Paul addresses his letter "...To the saints who are at Ephesus and who are faithful in Christ Jesus." When we hear or read the word saints, our minds often link it to stained glass portraits surrounding the walls of religious buildings. Is this what Paul means? Is Paul referring to or addressing a group of people who have received special recognition or designation?


In Greek, the word that translates as saints is "ἅγιοι" (hagioi), which means set apart or holy and is translated in various ways throughout the New Testament. At times, it's translated as sanctuary, like in (Heb. 8:2), or as Holy when referencing the Holy Spirit. In (Eph. 1:1), as we see in our text, it is translated as saints. Who is Paul addressing?


Set Apart:


Christians are called to be set apart in several places throughout the Scripture. In (1:4), Paul teaches that God chose Christians to be set apart as holy and blameless before Him. In (Rom. 12:1-2), Paul urges us as Christians not to conform to the patterns of this world; we are to be set apart. Also, the apostle Peter highlights Christians, God's covenant people, as set apart for God's purposes.


1 Peter 2:9 (NASB95)

"But you are a chosen race, a royal priesthood, a holy nation, a people for God's own possession, so that you may proclaim the excellencies of Him who has called you out of darkness into His marvelous light"

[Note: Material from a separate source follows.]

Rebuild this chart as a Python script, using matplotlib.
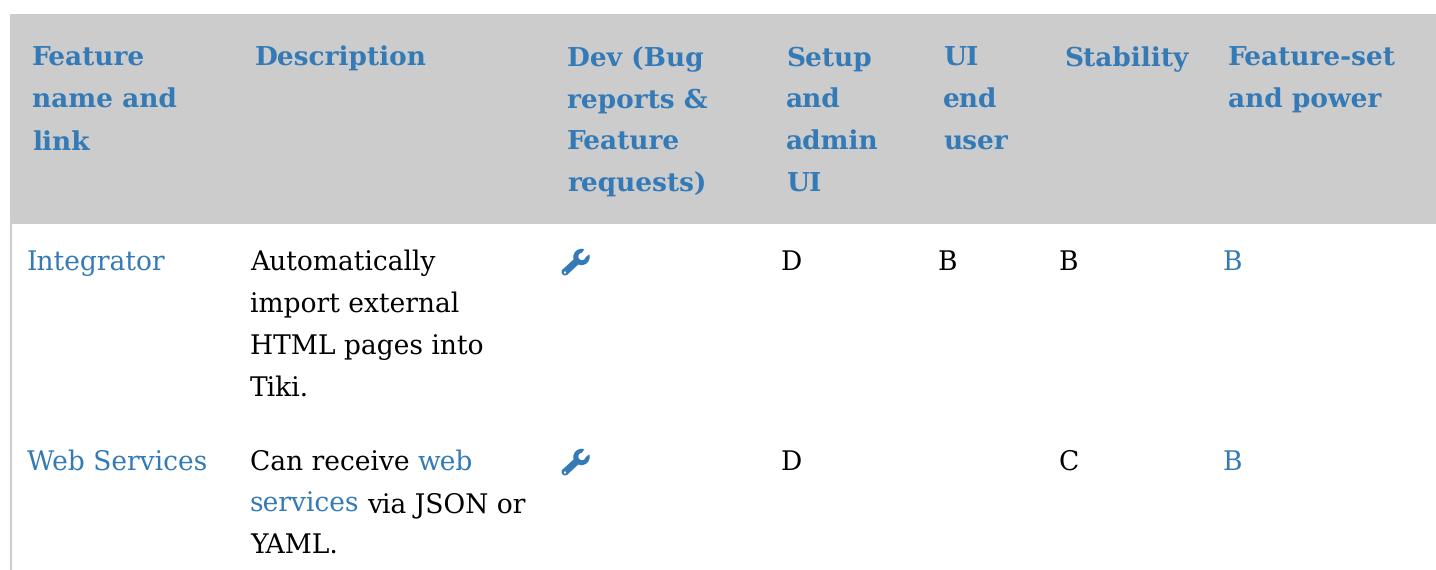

In Ephesians, Paul writes to the saints, Christians who are set apart in Christ. These are people like you and me today who have put on Christ (Gal. 3:27) and are dedicated, set apart, as we follow Him.


Why Is This Important?


As we begin our study of Ephesians, it's important to understand that this letter of Paul is given through the direction of the Spirit. As Peter makes clear, Paul's letters are God's wisdom, the Scriptures. Paul addresses those in Christ in Ephesus, the church.


Although Paul is writing into a specific culture, God's wisdom through this letter is also meant for those in Christ today. May we seek to understand and know God's wisdom for our lives today.